Restos de cerâmica caiçara (Fotos: Peter, o alemão) |
Na minha infância, tanto do lado materno quanto por parte de pai, eu sempre escutei sobre a quantidade de pinga que se fabricava em Ubatuba. Por isso achava normal que, quase todos os adultos, antes do almoço, dessem uma “bicadinha na mardita”. Fazia parte da cultura. Aprendi que os meus avós trabalharam em alambiques nas praias do Pulso, da Fortaleza, no canto da Praia Dura e por aí vai. Canoas de voga sendo carregadas com pipas de aguardente estavam em suas memórias. Tudo isso nos remete à cultura da cana-de-açúcar, ao tempo em que Portugal levava dessa terra chamada Brasil os seus lucros. Nos ajuda a entender a prosperidade da Europa. Ao se encantar pelas coisas belas do Velho Mundo, pense em quanto daquilo se fez com o suor dos escravos e de nossos antigos caiçaras.
Mas quando começou essa exploração açucareira em Ubatuba?
Procurando respostas, encontrei o texto da professora Maria Luiza Marcílio (Caiçara: terra e população). Está assim:
A cana-de-açúcar foi plantada em Ubatuba, mais intensamente a partir de 1770 e com sucesso.Só que os parcos recursos de seus habitantes permitiram apenas a produção de pipas de aguardente, enquanto o açúcar, o produto nobre, era fabricado em pequena quantidade. Grandes eram os investimentos para a instalação de engenhos de açúcar. Eram bem menores para a montagem de engenhocas e alambiques domésticos para o fabrico de pinga. E nesta, Ubatuba, como todo litoral norte paulista, acabou por se tornar um produtor de excelente caninha, de crescente demanda fora da vila.
Assim, o município, na virada do século (1798), produzia cerca de 28 pipas de aguardente e apenas 171 arrobas de açúcar branco e 20 de mascavo.
Em 1802, os mapas de produção revelam a existência de 14 fazendeiros plantadores de cana e produtores de aguardente. Só um deles, o ajudante Domingos dos Santos, produzia açúcar (assim mesmo muito pouco: 20 arrobas), além de duas pipas de pinga. Os demais fazem, em seus alambiques domésticos, alguma aguardente, quase toda para vender para fora da vila. Deles, só João Vilella possuía então um número considerável de escravos: 45 ao todo. Segui-se o capitão Jozé Barbosa da Silva, com menos da metade: 19 escravos. Os fazendeiros restantes possuíam entre 2 a 14 escravos.

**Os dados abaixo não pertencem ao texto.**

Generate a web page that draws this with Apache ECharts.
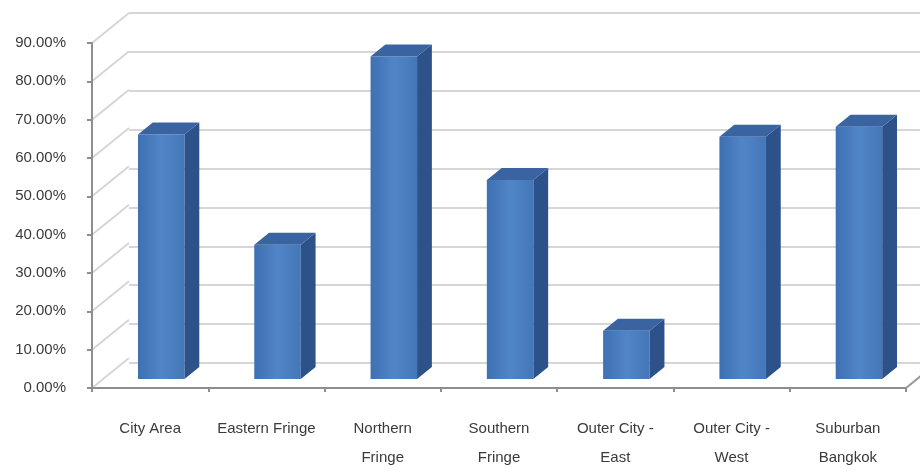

Em 1825, Ubatuba tinha um engenho de açúcar de modestas proporções, com 36 escravos e o número de engenhocas de aguardente baixara para 8: “todas em decadência, mudando a Agricultura para Farinha e Caffé”. Em compensação, a vila já podia exportar café tratado no local, e não apenas em casca como nos anos anteriores, pois nela já havia “três fábricas de socar café construídas em dois annos”. [...]
Poucos anos mais tarde, em 1861, declara a Câmara local: “Somente existem 17 engenhos de canna que fabricão unicamente aguardente, únicas fábricas existentes, assim como 2 olarias de fazer tijolos”. A lavoura achava-se “decadente pela falta de braços, indo a população do município em cerca de 10 a 12 mil almas”. Era o fim do efêmero momento em que Ubatuba se ligara ao grande comércio exportador.